Raison d’État
Le football n’est pas qu’un sport, c’est aussi, souvent, de la politique. Le Maroc le sait très bien pour en avoir faire l’amère expérience au moins cinq fois. Le choix de ce sujet a été dicté par l’actualité, dominée par la sortie surprise du ministre de la Jeunesse et des sports, Rachid Talbi Alami. Ce dernier a pris le microcosme sportif de court en déclarant que le Maroc n’est pas intéressé par l’organisation de la Coupe d’Afrique des Nations (CAN) 2019 et d’ajouter qu’il n’a jamais été question de se porter candidat et de remplacer le Cameroun. D’aucuns ont rapidement dégainé, annonçant une «certaine guerre» entre le ministre et le président de la Fédération royale marocaine de football (FRMF), Fouzi Lakjaâ.
Pourtant, ce dernier avait évoqué l’intérêt du Maroc pour cette manifestation, et on comprend bien qu’il ne pouvait s’aventurer sur ce terrain sans en avoir le feu vert. L’organisation d’une telle manifestation est d’abord une affaire d’État. La sortie du ministre n’est donc ni fortuite, ni une position personnelle. C’est un retournement de situation dicté par la raison d’État. Flash-back pour mieux comprendre. Nous sommes en avril 2004.

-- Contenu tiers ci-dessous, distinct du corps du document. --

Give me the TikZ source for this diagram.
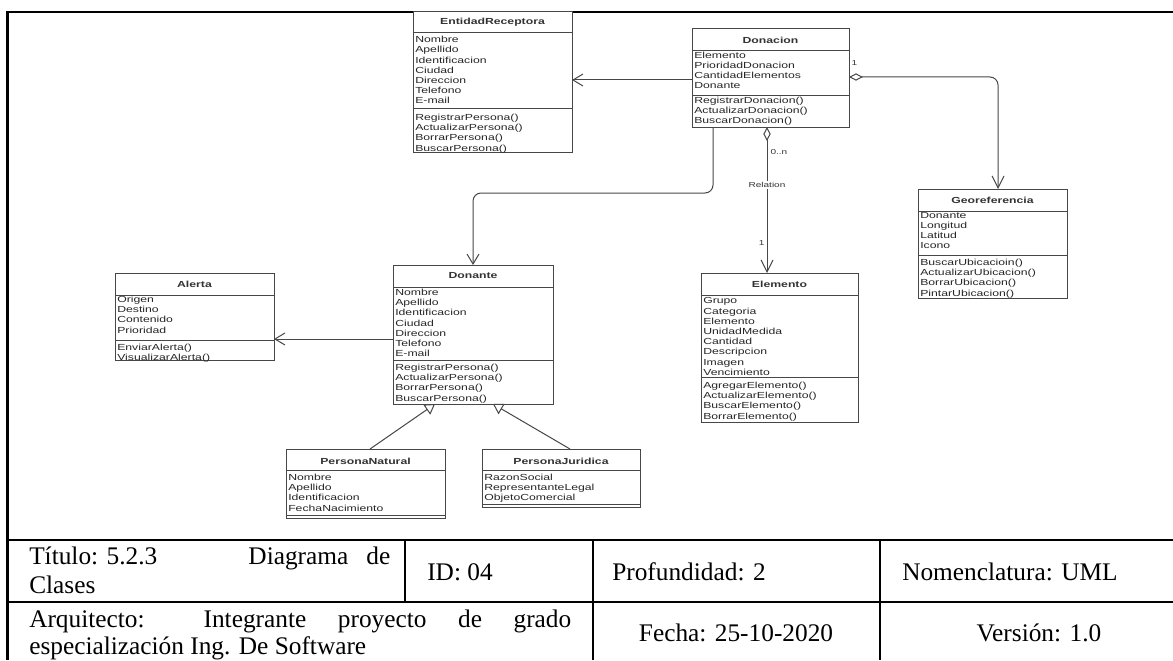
\documentclass[tikz,border=0pt]{standalone}
\usepackage{fontspec}
\setmainfont{Liberation Serif}
\newfontfamily\umlfont[FakeStretch=1.39]{Liberation Sans}
\usetikzlibrary{arrows.meta,calc}
\newcommand{\umlbodyfont}{\umlfont\fontsize{6.6}{7.65}\selectfont\setlength{\lineskiplimit}{-10pt}\relax}
\tikzset{
  cls/.style={draw=black!72, line width=0.75pt, fill=white, anchor=north west, inner sep=0pt, outer sep=0pt},
  csep/.style={draw=black!72, line width=0.75pt},
  ctitle/.style={font=\umlfont\bfseries\fontsize{6.6}{7.65}\selectfont, text=black!80, inner sep=0pt},
  cbody/.style={font=\umlbodyfont, text=black!85, align=left, anchor=north west, inner sep=0pt},
  lbl/.style={font=\umlfont\fontsize{5.4}{6}\selectfont, text=black!80, inner sep=1pt},
  conn/.style={draw=black!72, line width=0.75pt},
  nav/.style={conn, -{Straight Barb[length=7.5pt, width=9pt, line width=0.75pt]}},
  agg/.style={conn, rounded corners=6pt, {Diamond[open, length=10.5pt, width=5.5pt, line width=0.75pt]}-{Straight Barb[length=9pt, width=9pt, line width=0.75pt]}},
  gen/.style={conn, -{Triangle[open, length=7.5pt, width=9pt, line width=0.75pt]}},
  ttext/.style={font=\fontsize{19}{20}\selectfont, inner sep=0pt, text=black},
  tline/.style={draw=black, line width=2pt},
  vline/.style={draw=black, line width=1.5pt}
}
\newcommand{\umlbox}[9]{%
  \node[cls, minimum width={0.75pt*(#4-#2)}, minimum height={0.75pt*(#5-#3)}] (#1) at (#2,#3) {};
  \draw[csep] (#2,#6) -- (#4,#6);
  \draw[csep] (#2,#7) -- (#4,#7);
  \node[ctitle] (#1-title) at ({(#2+#4)/2},#8) {#9};
}
\begin{document}
\begin{tikzpicture}[x=0.75pt,y=-0.75pt]
\useasboundingbox (0,0) rectangle (1173,660);
\fill[white] (0,0) rectangle (1173,660);

% frame
\draw[line width=2pt] (7,12) -- (115,12);
\draw[line width=0.8pt] (115,12) -- (1078,12);
\draw[line width=2pt] (1078,12) -- (1173,12);
\draw[line width=1.8pt] (7.5,11.2) -- (7.5,660);

% classes
\umlbox{er}{413}{12}{572}{152}{33}{108}{22.5}{EntidadReceptora}
\node[cbody] (er-a) at (415,36) {Nombre\\Apellido\\Identificacion\\Ciudad\\Direccion\\Telefono\\E-mail};
\node[cbody] (er-m) at (415,113.8) {RegistrarPersona()\\ActualizarPersona()\\BorrarPersona()\\BuscarPersona()};

\umlbox{dn}{692}{29}{849}{127}{51}{95}{40}{Donacion}
\node[cbody] (dn-a) at (694,51.5) {Elemento\\PrioridadDonacion\\CantidadElementos\\Donante};
\node[cbody] (dn-m) at (694,96.8) {RegistrarDonacion()\\ActualizarDonacion()\\BuscarDonacion()};

\umlbox{geo}{918}{189}{1067}{298}{211}{255}{200}{Georeferencia}
\node[cbody] (geo-a) at (920,211.8) {Donante\\Longitud\\Latitud\\Icono};
\node[cbody] (geo-m) at (920,258.8) {BuscarUbicacioin()\\ActualizarUbicacion()\\BorrarUbicacion()\\PintarUbicacion()};

\umlbox{al}{115}{273}{274}{360}{295}{340}{284}{Alerta}
\node[cbody] (al-a) at (117,295.8) {Origen\\Destino\\Contenido\\Prioridad};
\node[cbody] (al-m) at (117,343.8) {EnviarAlerta()\\VisualizarAlerta()};

\umlbox{dt}{393}{265}{553}{404}{287}{360}{276}{Donante}
\node[cbody] (dt-a) at (395,288.8) {Nombre\\Apellido\\Identificacion\\Ciudad\\Direccion\\Telefono\\E-mail};
\node[cbody] (dt-m) at (395,363.8) {RegistrarPersona()\\ActualizarPersona()\\BorrarPersona()\\BuscarPersona()};

\umlbox{el}{701}{273}{858}{422}{295}{377}{284}{Elemento}
\node[cbody] (el-a) at (703,297.5) {Grupo\\Categoria\\Elemento\\UnidadMedida\\Cantidad\\Descripcion\\Imagen\\Vencimiento};
\node[cbody] (el-m) at (703,381.8) {AgregarElemento()\\ActualizarElemento()\\BuscarElemento()\\BorrarElemento()};

\umlbox{pn}{286}{449}{445}{518}{470}{515}{461}{PersonaNatural}
\node[cbody] (pn-a) at (288,473.8) {Nombre\\Apellido\\Identificacion\\FechaNacimiento};

\umlbox{pj}{482}{449}{640}{507}{470}{504}{461}{PersonaJuridica}
\node[cbody] (pj-a) at (484,473.8) {RazonSocial\\RepresentanteLegal\\ObjetoComercial};

% connectors
\draw[nav] ($(dn.north west)+(0,51)$) -- ($(er.north east)+(0,68)$);
\draw[agg] ($(dn.north east)+(0,48)$) -| ($(geo.north west)+(80,0)$);
\node[lbl, anchor=south west] (m-geo) at (850,67) {1};
\draw[agg, rounded corners=0pt] ($(dn.south west)+(75,0)$) -- ($(el.north west)+(66,0)$);
\node[lbl, anchor=west] (m-0n) at (769,152) {0..n};
\node[lbl, fill=white] (rel) at (767,185) {Relation};
\node[lbl, anchor=east] (m-el) at (766,243) {1};
\draw[nav, rounded corners=6pt] ($(dn.south west)+(21,0)$) |- ($(dt.north)+(0,-72)$) -- (dt.north);
\draw[nav] ($(dt.north west)+(0,74)$) -- ($(al.north east)+(0,66)$);
\draw[gen] ($(pn.north west)+(84,0)$) -- ($(dt.south west)+(42,0)$);
\draw[gen] ($(pj.north west)+(88,0)$) -- ($(dt.south west)+(100,0)$);

% table
\draw[tline] (6.6,540) -- (1173,540);
\draw[tline] (6.6,602) -- (1173,602);
\draw[vline] (405,540) -- (405,602);
\draw[vline] (593,540) -- (593,660);
\draw[vline] (880,540) -- (880,660);

\node[ttext, anchor=base west] (tit1) at (29,564) {\makebox[270.75pt][l]{Título: 5.2.3\hfill Diagrama\hspace{13.5pt}de}};
\node[ttext, anchor=base west] (tit2) at (29,593) {Clases};
\node[ttext, anchor=base west] (tid) at (427,580) {ID: 04};
\node[ttext, anchor=base west] (tprof) at (612,580) {Profundidad: 2};
\node[ttext, anchor=base west] (tnom) at (902,580) {Nomenclatura: UML};
\node[ttext, anchor=base west] (arq1) at (29,627) {\makebox[406.5pt][s]{Arquitecto: Integrante proyecto de grado}};
\node[ttext, anchor=base west] (arq2) at (29,654) {especialización Ing. De Software};
\node[ttext, anchor=base] (tfecha) at (736,641) {Fecha: 25-10-2020};
\node[ttext, anchor=base] (tver) at (1039,641) {Versión: 1.0};
\end{tikzpicture}
\end{document}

Le Maroc, après avoir mené une course acharnée face à l’Afrique du Sud pour organiser la Coupe du monde 2010, se voit au bout du compte hors-course en s’adjugeant un nouvel adversaire puissant et redoutable. Le reste de l’histoire, on le connaît. Novembre 2018. La CAF retire l’organisation de la CAN au Cameroun et ouvre les candidatures. Une simple formalité puisque tout le monde sait que le Maroc est favori. Le président du Cameroun se retrouve dans une situation délicate devant son peuple puisqu’il leur a promis cette fête sportive. Rabat, au fait de ce qui s’écrit et de ce qui se raconte dans les salons de Douala, décide de faire marche arrière et de couper l’herbe sous les pieds de Pretoria. Un coup de maître qui se joue loin des clameurs des stades.